Fraud exists, he said.

He also supports overturning the Affordable Care Act, but it is not a priority of his, he said.

He said the case has been fully argued, fully briefed, it is in the hands of the U.S. Supreme Court and they are going to come to a decision regardless of what Montana does.

"It would be a waste of taxpayer dollars for the Attorney General's Office in Montana to weigh in that case," Knudsen said. "It's been fully briefed. The horse has left the barn."

The Knudsen family is facing a lawsuit about their blocking access to a veterans park that is next to their land.

He said this lawsuit is on an access dispute.

"I can call my backyard a park, that doesn't make it a park, but there are two private entities that are fighting over access, which often happens in Montana," he said. "It is an unfortunate situation. I don't think anybody wanted it to get here.
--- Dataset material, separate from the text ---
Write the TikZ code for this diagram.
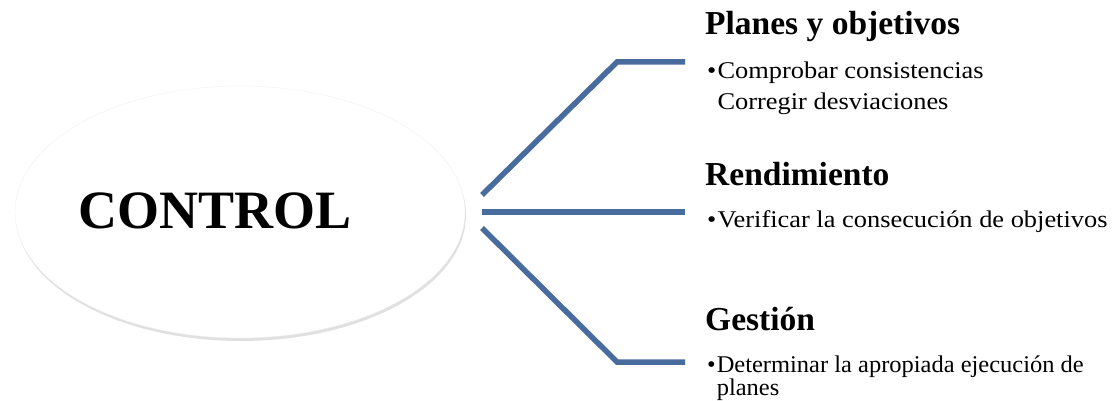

I think it's important to know that group sued my family first."


This an inherited issue, he said, this goes back about three previous landowners to his family.

Previous landowners had granted general access to the park, with the general access blocked after Knudsen's family took ownership of their property next to it.

His grandparents bought the place when he was 10, in 1990, Knudsen said.

"It's a decades-old access dispute that far precedes my family owning the property," Knudsen said. "The local American Legion post has fought with the owners of the land my family now owns over access to a landlocked parcel, because they never received an access easement to that parcel. My family has always granted them access to their property upon request. Certain local Legion members have personal vendettas, and sued for an easement.


"This is what we have the civil system for, it'll work through and it'll get settled or it'll get litigated one way or the other," he added.

He said people should know he is very much of a conservative and he wears that on his sleeve, and always has.

He led as a conservative in the Montana House of Representatives, he said.

"I am very much a budget hawk and that's the attitude I'm going to bring to the Attorney General's Office," Knudsen said. "I'm very concerned about the spending in Helena. It has far out-paced private sector growth in Montana. Helena has done very, very well in the last 16 years where towns like Havre, Culbertson and Wolf Point have not and I think there's a problem with that."